The present invention provides a loudspeaker that overcomes the drawbacks of prior approaches to achieving directional control of the acoustic energy produced by the loudspeaker at low frequencies. The loudspeaker of the invention eliminates the complexity and added costs of active approaches to producing desired cancellations behind the loudspeaker, and provides a unique and effective approach of producing highly directional polar patterns with high front-to-rear attenuations of the acoustic energy produced by the loudspeaker.
SUMMARY OF THE INVENTION
Briefly, the present invention provides a loudspeaker that passively achieves a directional polar response of the loudspeaker at low frequencies with a high degree of attenuation between the front and the back of the loudspeaker. It is contemplated that attenuations on the order of minus 10 dB at 180 degrees can be achieved in a loudspeaker made in accordance with the invention having a single transducer. However, the invention is not limited to loudspeakers having a single transducer. It is contemplated that loudspeakers in accordance with the invention can include additional low frequency transducers, and that the invention can be incorporated into a loudspeaker system having high frequency transducers, for example, a horn loaded high-frequency driver.

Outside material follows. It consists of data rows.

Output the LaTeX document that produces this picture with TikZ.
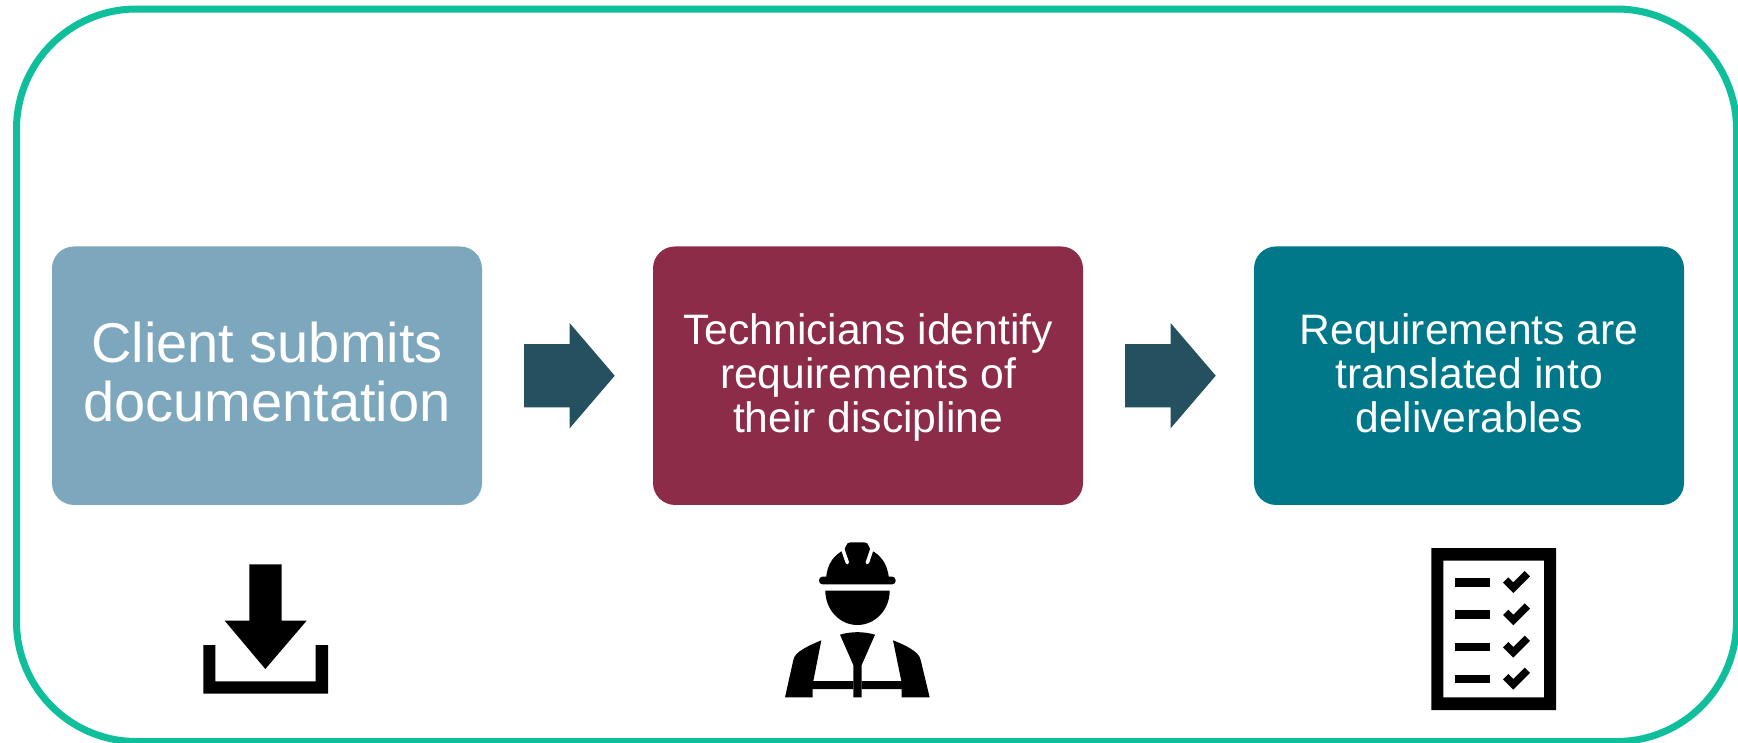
\documentclass[tikz,border=0pt]{standalone}
\usepackage{fontspec}
\setmainfont{Liberation Sans}
\usetikzlibrary{shapes.arrows}
\definecolor{frameC}{HTML}{0FBF9C}
\definecolor{boxA}{HTML}{7DA7BD}
\definecolor{boxB}{HTML}{8C2C48}
\definecolor{boxC}{HTML}{00788A}
\definecolor{arrowC}{HTML}{24505F}
\newcommand{\topgap}[1]{\rule{0pt}{#1}}
\newcommand{\botgap}[1]{\rule[-#1]{0pt}{#1}}
\tikzset{
  stepbox/.style={rounded corners=22pt,minimum width=430pt,minimum height=258.5pt,inner sep=0pt,align=center,text=white},
  bigtext/.style={font=\fontsize{56}{59}\selectfont},
  smalltext/.style={font=\fontsize{42.6}{44.3}\selectfont},
  blockarrow/.style={single arrow,fill=arrowC,minimum height=90.7pt,minimum width=105pt,single arrow head extend=21pt,single arrow head indent=0pt,single arrow tip angle=98.8,inner sep=0pt,anchor=tip},
  icon/.style={fill=black,draw=none},
  zoomed/.style={x=0.33333pt,y=-0.33333pt}
}
\begin{document}
\begin{tikzpicture}[x=1pt,y=-1pt]
\useasboundingbox (0,0) rectangle (1738,742);
\clip (0,0) rectangle (1738,742);
\fill[white] (0,0) rectangle (1738,742);
\draw[frameC,line width=7pt,rounded corners=120pt] (16.5,9) rectangle (1736.5,741.5);
\node[stepbox,fill=boxA,bigtext] (b1) at (267,375.7) {\topgap{46pt}Client submits\\documentation\botgap{13pt}};
\node[stepbox,fill=boxB,smalltext] (b2) at (868,375.7) {\topgap{37.2pt}Technicians identify\\requirements of\\their discipline\botgap{12pt}};
\node[stepbox,fill=boxC,smalltext] (b3) at (1469,375.7) {\topgap{37.2pt}Requirements are\\translated into\\deliverables\botgap{12pt}};
\node[blockarrow] (a1) at (615,375.7) {\rule{0pt}{63pt}};
\node[blockarrow] (a2) at (1216,375.7) {\rule{0pt}{63pt}};
% download icon
\begin{scope}[shift={(180,540)},zoomed]
\fill[icon] (208,73) -- (305,73) -- (305,242) -- (380,242) -- (256,387) -- (134,242) -- (208,242) -- cycle;
\fill[icon] (70,315) -- (106,315) -- (106,424) -- (407,424) -- (407,315) -- (444,315) -- (444,461) -- (70,461) -- cycle;
\end{scope}
% worker icon
\begin{scope}[shift={(740,520)},zoomed]
\fill[icon] (258,175) .. controls (262,130) and (282,105) .. (312,90) -- (318,78) .. controls (320,70) and (325,67) .. (332,67) -- (372,67) .. controls (380,67) and (384,70) .. (386,78) -- (392,90) .. controls (422,105) and (442,130) .. (447,175) -- cycle;
\draw[white,line width=3.5pt,line cap=round] (307,84) -- (322,128);
\draw[white,line width=3.5pt,line cap=round] (397,84) -- (382,128);
\fill[icon,rounded corners=3.5pt] (237,170) rectangle (467,193);
\fill[icon] (256,212) -- (449,212) .. controls (449,270) and (405,315) .. (352,315) .. controls (300,315) and (256,270) .. (256,212) -- cycle;
\fill[icon] (300,344) .. controls (335,334) and (370,334) .. (405,344) -- (365,435) -- (365,532) -- (340,532) -- (340,435) -- cycle;
\fill[icon] (244,361) -- (220,483) -- (340,483) -- (340,507) -- (218,507) -- (218,532) -- (135,532) -- (160,420) .. controls (163,395) and (210,375) .. (244,361) -- cycle;
\fill[icon] (459,361) -- (484,483) -- (365,483) -- (365,507) -- (485,507) -- (485,532) -- (569,532) -- (542,420) .. controls (538,395) and (495,375) .. (459,361) -- cycle;
\end{scope}
% checklist icon
\begin{scope}[shift={(1400,530)},zoomed]
\fill[icon,even odd rule] (94,54) rectangle (468,540) (130,92) rectangle (432,502);
\foreach \yy in {157,254,351,447}{
  \fill[icon] (166,\yy-13) rectangle (269,\yy+13);
  \draw[black,line width=7.5pt] (317,\yy-7) -- (340,\yy+16) -- (382,\yy-26);
}
\end{scope}
\end{tikzpicture}
\end{document}
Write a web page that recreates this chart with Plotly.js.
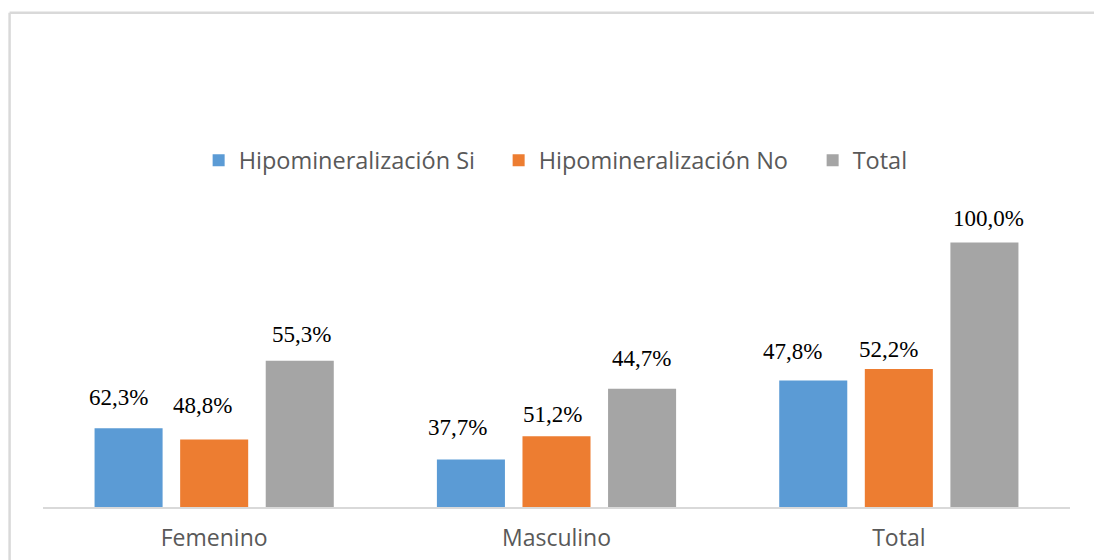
<!DOCTYPE html>
<html>
<head>
<meta charset="utf-8">
<script src="https://cdn.plot.ly/plotly-3.0.1.min.js"></script>
<style>html,body{margin:0;padding:0;background:#fff;}#chart{width:1094px;height:560px;}</style>
</head>
<body>
<div id="chart"></div>
<script>
// ---- data ----
var categories = ["Femenino", "Masculino", "Total"];
var seriesNames = ["Hipomineralización Si", "Hipomineralización No", "Total"];
// bar heights (share of all subjects, %)
var valuesSi    = [29.8, 18.0, 47.8];
var valuesNo    = [25.5, 26.7, 52.2];
var valuesTotal = [55.3, 44.7, 100.0];
// printed data labels
var labelsSi    = ["62,3%", "37,7%", "47,8%"];
var labelsNo    = ["48,8%", "51,2%", "52,2%"];
var labelsTotal = ["55,3%", "44,7%", "100,0%"];

// ---- style / layout ----
var colors = ["#5B9BD5", "#ED7D31", "#A5A5A5"];
var bargap = 0.25;
var pitch = (1 - bargap) / 3;
// label nudges in px [dx, up] per series per category
var nudge = [
  [[-10, 31], [-13, 32], [-21, 29]],
  [[-12, 34], [-4, 22], [-10, 19]],
  [[2, 26], [-1, 30], [4, 24]]
];

var xpos = categories.map(function (c, i) { return i; });
var allValues = [valuesSi, valuesNo, valuesTotal];
var allLabels = [labelsSi, labelsNo, labelsTotal];
var legendWidths = [255, 269, 60];

var traces = allValues.map(function (vals, s) {
  return {
    type: "bar",
    name: seriesNames[s],
    x: xpos,
    y: vals,
    marker: { color: colors[s] },
    legendwidth: legendWidths[s],
    hoverinfo: "none"
  };
});

var annotations = [];
allLabels.forEach(function (labs, s) {
  labs.forEach(function (t, i) {
    annotations.push({
      x: xpos[i] + (s - 1) * pitch,
      y: allValues[s][i],
      xref: "x", yref: "y",
      text: t,
      showarrow: false,
      xanchor: "center", yanchor: "middle",
      xshift: nudge[s][i][0],
      yshift: nudge[s][i][1],
      font: { family: "Liberation Serif, 'Times New Roman', serif", size: 23, color: "#000000" }
    });
  });
});

var L = 43.4, W = 1026.75, B = 52.5, H = 291.8;
function px2x(px) { return (px - L) / W; }
function py2y(py) { return (560 - B - py) / H; }

var layout = {
  width: 1094, height: 560,
  margin: { l: L, r: 1094 - L - W, t: 560 - B - H, b: B, pad: 0 },
  paper_bgcolor: "#ffffff", plot_bgcolor: "#ffffff",
  font: { family: "'Open Sans', sans-serif", color: "#595959", size: 22 },
  barmode: "group",
  bargap: bargap,
  bargroupgap: 0.205,
  showlegend: true,
  legend: {
    orientation: "h",
    x: px2x(199), xanchor: "left",
    y: py2y(160), yanchor: "middle",
    font: { family: "'Open Sans', sans-serif", size: 23.5, color: "#595959" },
    bgcolor: "rgba(0,0,0,0)",
    traceorder: "normal"
  },
  xaxis: {
    range: [-0.5, 2.5],
    tickvals: xpos,
    ticktext: categories,
    showgrid: false, zeroline: false,
    showline: true, linecolor: "#d9d9d9", linewidth: 1.5,
    ticks: "",
    ticklabelstandoff: 10,
    tickfont: { family: "'Open Sans', sans-serif", size: 23, color: "#595959" },
    fixedrange: true
  },
  yaxis: {
    range: [0, 110],
    visible: false,
    showgrid: false, zeroline: false,
    fixedrange: true
  },
  annotations: annotations,
  shapes: [
    { type: "line", xref: "paper", yref: "paper", x0: px2x(10), x1: px2x(1100), y0: py2y(12), y1: py2y(12), line: { color: "#d9d9d9", width: 2.5 } },
    { type: "line", xref: "paper", yref: "paper", x0: px2x(10), x1: px2x(10), y0: py2y(12), y1: py2y(570), line: { color: "#d9d9d9", width: 2.5 } }
  ]
};

Plotly.newPlot("chart", traces, layout, { displayModeBar: false, staticPlot: true });
</script>
</body>
</html>
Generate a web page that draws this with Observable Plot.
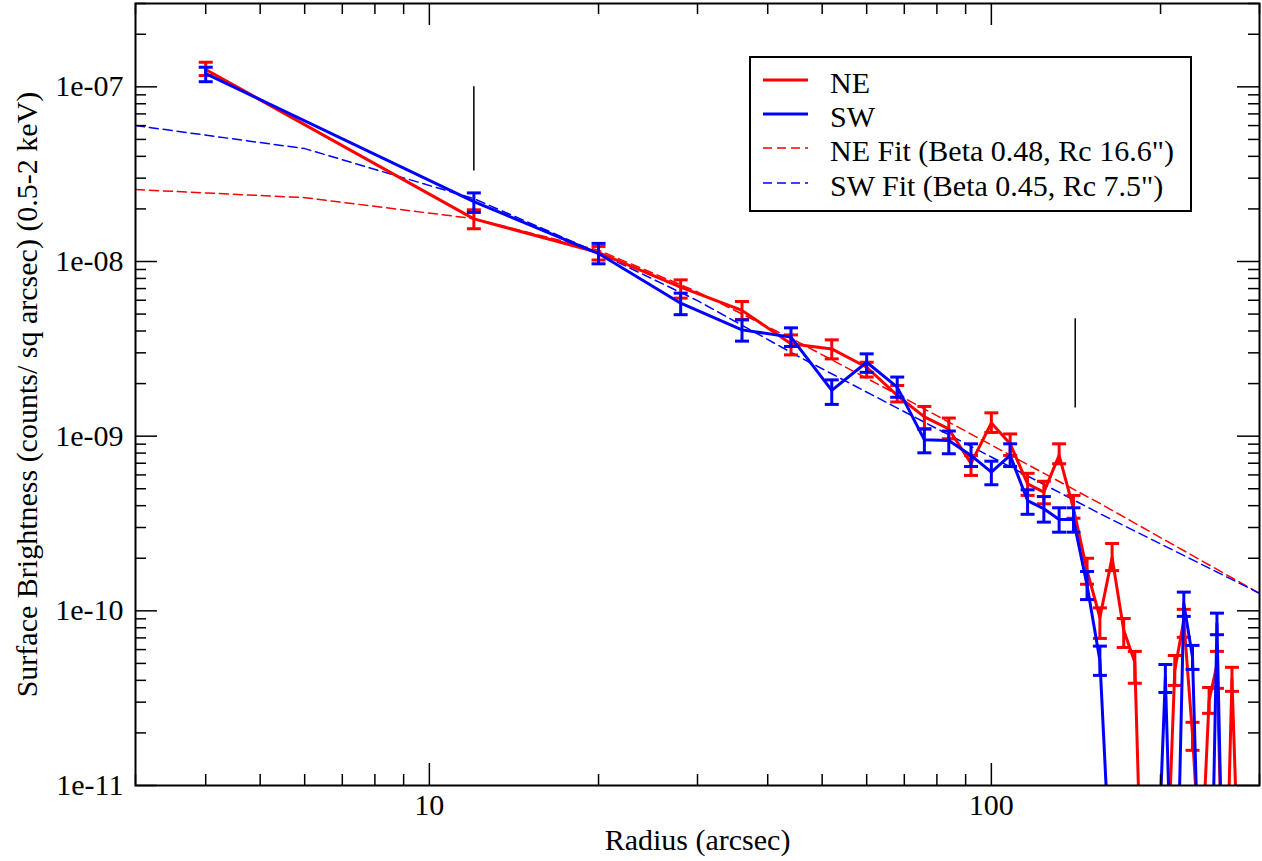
<!DOCTYPE html>
<html><head><meta charset="utf-8">
<script src="https://cdn.jsdelivr.net/npm/d3@7"></script>
<script src="https://cdn.jsdelivr.net/npm/@observablehq/plot@0.6"></script>
<style>body{margin:0;background:#fff}</style>
</head><body><div id="chart"></div>
<script>
// Radii (arcsec)
const radius = [4,12,20,28,36,44,52,60,68,76,84,92,100,108,116,124,132,140,148,156,164,172,180,188,196,204,212,220,228,236,244,252,260,268,276,284,292];

// NE profile (value, lower and upper error bar ends); tiny values are below the axis
const neValue = [1.256e-7,1.755e-8,1.125e-8,7.13e-9,5.25e-9,3.38e-9,3.16e-9,2.48e-9,1.71e-9,1.29e-9,1.10e-9,6.98e-10,1.19e-9,9.04e-10,5.33e-10,4.78e-10,7.76e-10,3.85e-10,1.70e-10,9.16e-11,2.02e-10,7.73e-11,5.07e-11,4e-13,1e-12,1.7e-12,4.56e-11,8.83e-11,1.94e-11,3e-12,3.07e-11,4.9e-11,1e-12,4.06e-11,2.3e-12,1e-12,1e-12];
const neLow   = [1.16e-7,1.54e-8,1.02e-8,6.17e-9,4.66e-9,2.92e-9,2.77e-9,2.18e-9,1.57e-9,1.10e-9,9.66e-10,5.96e-10,1.05e-9,7.76e-10,4.58e-10,4.10e-10,6.95e-10,3.39e-10,1.42e-10,6.95e-11,1.70e-10,6.17e-11,3.85e-11,null,null,null,3.74e-11,7.05e-11,1.59e-11,null,2.59e-11,3.6e-11,null,3.46e-11,null,null,null];
const neHigh  = [1.383e-7,1.977e-8,1.22e-8,7.85e-9,5.9e-9,3.8e-9,3.56e-9,2.65e-9,1.95e-9,1.48e-9,1.27e-9,7.76e-10,1.36e-9,1.03e-9,6.13e-10,5.52e-10,9.04e-10,4.58e-10,2.0e-10,1.04e-10,2.43e-10,9.04e-11,5.86e-11,null,null,null,5.55e-11,1.02e-10,2.30e-11,null,3.64e-11,5.86e-11,null,4.75e-11,null,null,null];

// SW profile
const swValue = [1.19e-7,2.20e-8,1.11e-8,5.77e-9,4.06e-9,3.69e-9,1.83e-9,2.65e-9,1.91e-9,9.53e-10,9.44e-10,7.76e-10,6.22e-10,7.76e-10,4.28e-10,3.84e-10,3.33e-10,3.33e-10,1.40e-10,5.2e-11,2e-12,1e-12,1e-12,1e-12,1.55e-12,4.16e-11,6e-13,1.10e-10,5.42e-11,1.1e-12,4e-13,8.47e-11,8e-13,1e-12,1e-12,1e-12,1e-12];
const swLow   = [1.07e-7,1.91e-8,9.7e-9,4.96e-9,3.5e-9,3.26e-9,1.52e-9,2.32e-9,1.67e-9,8.03e-10,7.93e-10,6.7e-10,5.27e-10,6.7e-10,3.57e-10,3.22e-10,2.82e-10,2.82e-10,1.16e-10,4.27e-11,null,null,null,null,null,3.41e-11,null,9.3e-11,4.62e-11,null,null,7.3e-11,null,null,null,null,null];
const swHigh  = [1.295e-7,2.47e-8,1.27e-8,6.59e-9,4.63e-9,4.17e-9,2.1e-9,2.96e-9,2.18e-9,1.10e-9,1.07e-9,9.04e-10,7.19e-10,9.04e-10,4.93e-10,4.51e-10,3.89e-10,3.89e-10,1.68e-10,6.28e-11,null,null,null,null,null,4.93e-11,null,1.28e-10,6.34e-11,null,null,9.7e-11,null,null,null,null,null];

// Beta-model fit curves
const fitRadius = [3,6,12,20,30,45,70,100,156,300];
const neFit = [2.58e-8,2.32e-8,1.76e-8,1.16e-8,6.7e-9,3.5e-9,1.65e-9,8.9e-10,4.12e-10,1.26e-10];
const swFit = [6.0e-8,4.43e-8,2.29e-8,1.12e-8,5.97e-9,2.9e-9,1.38e-9,7.6e-10,3.6e-10,1.26e-10];

// Vertical marker lines
const markerRadius = [12, 141];
const markerTop = [1.0e-7, 4.7e-9];
const markerBottom = [3.3e-8, 1.45e-9];

// Ticks
const xMajor = [10, 100];
const xMinor = [3,4,5,6,7,8,9,20,30,40,50,60,70,80,90,200,300];
const yMajor = [1e-11,1e-10,1e-9,1e-8,1e-7];
const yMinor = [2e-11,3e-11,4e-11,5e-11,6e-11,7e-11,8e-11,9e-11,
                2e-10,3e-10,4e-10,5e-10,6e-10,7e-10,8e-10,9e-10,
                2e-9,3e-9,4e-9,5e-9,6e-9,7e-9,8e-9,9e-9,
                2e-8,3e-8,4e-8,5e-8,6e-8,7e-8,8e-8,9e-8,
                2e-7,3e-7];

const legendItems = ["NE", "SW", "NE Fit (Beta 0.48, Rc 16.6\")", "SW Fit (Beta 0.45, Rc 7.5\")"];
const legendColors = ["#ff0000", "#0000ff", "#ff0000", "#0000ff"];
const legendDashed = [false, false, true, true];

const W = 1262, H = 861, ML = 135, MR = 3, MT = 3, MB = 76;
const PW = W - ML - MR, PH = H - MT - MB;
const FONT = "'Liberation Serif', 'Times New Roman', serif";
const RED = "#ff0000", BLUE = "#0000ff";

const ne = radius.map((r, i) => ({r, v: neValue[i], lo: neLow[i], hi: neHigh[i]}));
const sw = radius.map((r, i) => ({r, v: swValue[i], lo: swLow[i], hi: swHigh[i]}));
const neFitData = fitRadius.map((r, i) => ({r, v: neFit[i]}));
const swFitData = fitRadius.map((r, i) => ({r, v: swFit[i]}));
const markers = markerRadius.map((r, i) => ({r, y1: markerTop[i], y2: markerBottom[i]}));

const capSymbol = {draw(ctx, size) { const w = Math.sqrt(size / Math.PI); ctx.moveTo(-w, 0); ctx.lineTo(w, 0); }};
const yFmt = d => "1e-" + String(-Math.round(Math.log10(d))).padStart(2, "0");

function seriesMarks(data, color) {
  const withErr = data.filter(d => d.lo != null);
  return [
    Plot.line(data, {x: "r", y: "v", stroke: color, strokeWidth: 3, clip: true}),
    Plot.ruleX(withErr, {x: "r", y1: "lo", y2: "hi", stroke: color, strokeWidth: 3, clip: true}),
    Plot.dot(withErr, {x: "r", y: "lo", symbol: capSymbol, r: 7, stroke: color, strokeWidth: 3, fill: "none", clip: true}),
    Plot.dot(withErr, {x: "r", y: "hi", symbol: capSymbol, r: 7, stroke: color, strokeWidth: 3, fill: "none", clip: true})
  ];
}

const chart = Plot.plot({
  width: W, height: H,
  marginLeft: ML, marginRight: MR, marginTop: MT, marginBottom: MB,
  style: {fontFamily: FONT, fontSize: "30px", background: "#fff", color: "#000"},
  x: {type: "log", domain: [3, 300]},
  y: {type: "log", domain: [1e-11, 3e-7]},
  marks: [
    Plot.line(neFitData, {x: "r", y: "v", stroke: RED, strokeWidth: 1.5, strokeDasharray: "9,5", clip: true}),
    Plot.line(swFitData, {x: "r", y: "v", stroke: BLUE, strokeWidth: 1.5, strokeDasharray: "9,5", clip: true}),
    ...seriesMarks(ne, RED),
    ...seriesMarks(sw, BLUE),
    Plot.ruleX(markers, {x: "r", y1: "y1", y2: "y2", stroke: "#000", strokeWidth: 1.5}),
    // inward ticks on all four sides
    Plot.ruleX(xMajor, {x: d => d, insetTop: PH - 22, stroke: "#000", strokeWidth: 1.5}),
    Plot.ruleX(xMajor, {x: d => d, insetBottom: PH - 22, stroke: "#000", strokeWidth: 1.5}),
    Plot.ruleX(xMinor, {x: d => d, insetTop: PH - 11, stroke: "#000", strokeWidth: 1.5}),
    Plot.ruleX(xMinor, {x: d => d, insetBottom: PH - 11, stroke: "#000", strokeWidth: 1.5}),
    Plot.ruleY(yMajor, {y: d => d, insetRight: PW - 22, stroke: "#000", strokeWidth: 1.5}),
    Plot.ruleY(yMajor, {y: d => d, insetLeft: PW - 22, stroke: "#000", strokeWidth: 1.5}),
    Plot.ruleY(yMinor, {y: d => d, insetRight: PW - 11, stroke: "#000", strokeWidth: 1.5}),
    Plot.ruleY(yMinor, {y: d => d, insetLeft: PW - 11, stroke: "#000", strokeWidth: 1.5}),
    Plot.axisX({ticks: xMajor, tickSize: 0, tickPadding: 8, tickFormat: d => String(d), label: null, fontSize: 30}),
    Plot.axisY({ticks: yMajor, tickSize: 0, tickPadding: 12, tickFormat: yFmt, label: null, fontSize: 30}),
    Plot.text(["Radius (arcsec)"], {text: d => d, frameAnchor: "bottom", dy: 55, fontSize: 30, lineAnchor: "middle", textAnchor: "middle"}),
    Plot.text(["Surface Brightness (counts/ sq arcsec) (0.5-2 keV)"], {text: d => d, frameAnchor: "left", rotate: -90, dx: -108, fontSize: 30, lineAnchor: "middle", textAnchor: "middle"}),
    Plot.frame({stroke: "#000", strokeWidth: 2})
  ]
});
document.getElementById("chart").appendChild(chart);

// Legend box inside the plot
const svg = d3.select(chart);
const lg = svg.append("g").attr("font-family", FONT).attr("font-size", 30).attr("text-anchor", "start");
lg.append("rect").attr("x", 750).attr("y", 57).attr("width", 441).attr("height", 154)
  .attr("fill", "#fff").attr("stroke", "#000").attr("stroke-width", 2);
const rowY = [80, 114, 148, 183];
legendItems.forEach((t, i) => {
  lg.append("line").attr("x1", 763).attr("x2", 808).attr("y1", rowY[i]).attr("y2", rowY[i])
    .attr("stroke", legendColors[i]).attr("stroke-width", legendDashed[i] ? 1.5 : 3)
    .attr("stroke-dasharray", legendDashed[i] ? "9,5" : null);
  lg.append("text").attr("x", 830).attr("y", rowY[i] + 2).attr("dominant-baseline", "central")
    .attr("text-anchor", "start").attr("fill", "#000").text(t);
});
</script>
</body></html>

In accordance with the invention, the high degree of front-to-back attenuation is achieved by providing the loudspeaker with a ported enclosure and filling at least a portion of the interior chamber of the enclosure with a low density fibrous acoustic fill material placed behind the loudspeaker's transducer so that it extends substantially over and preferably entirely over the enclosure's port openings. The acoustic fill material must be chosen to have particular acoustic properties, namely: it must have a low-pass characteristic, and it must have low-loss characteristics in the desired low frequency range. The port openings are preferably covered by a low-loss, acoustically transparent screen or screens. Such screens will advantageously contribute to the suppression of the resonance of the enclosure at the enclosure's resonant frequency. The grill screens can suitably be fabricated from a sheet aluminum material having an adhesive backing (except over the port areas) that allows the screens to be attached to the surface of the enclosure sidewalls 23.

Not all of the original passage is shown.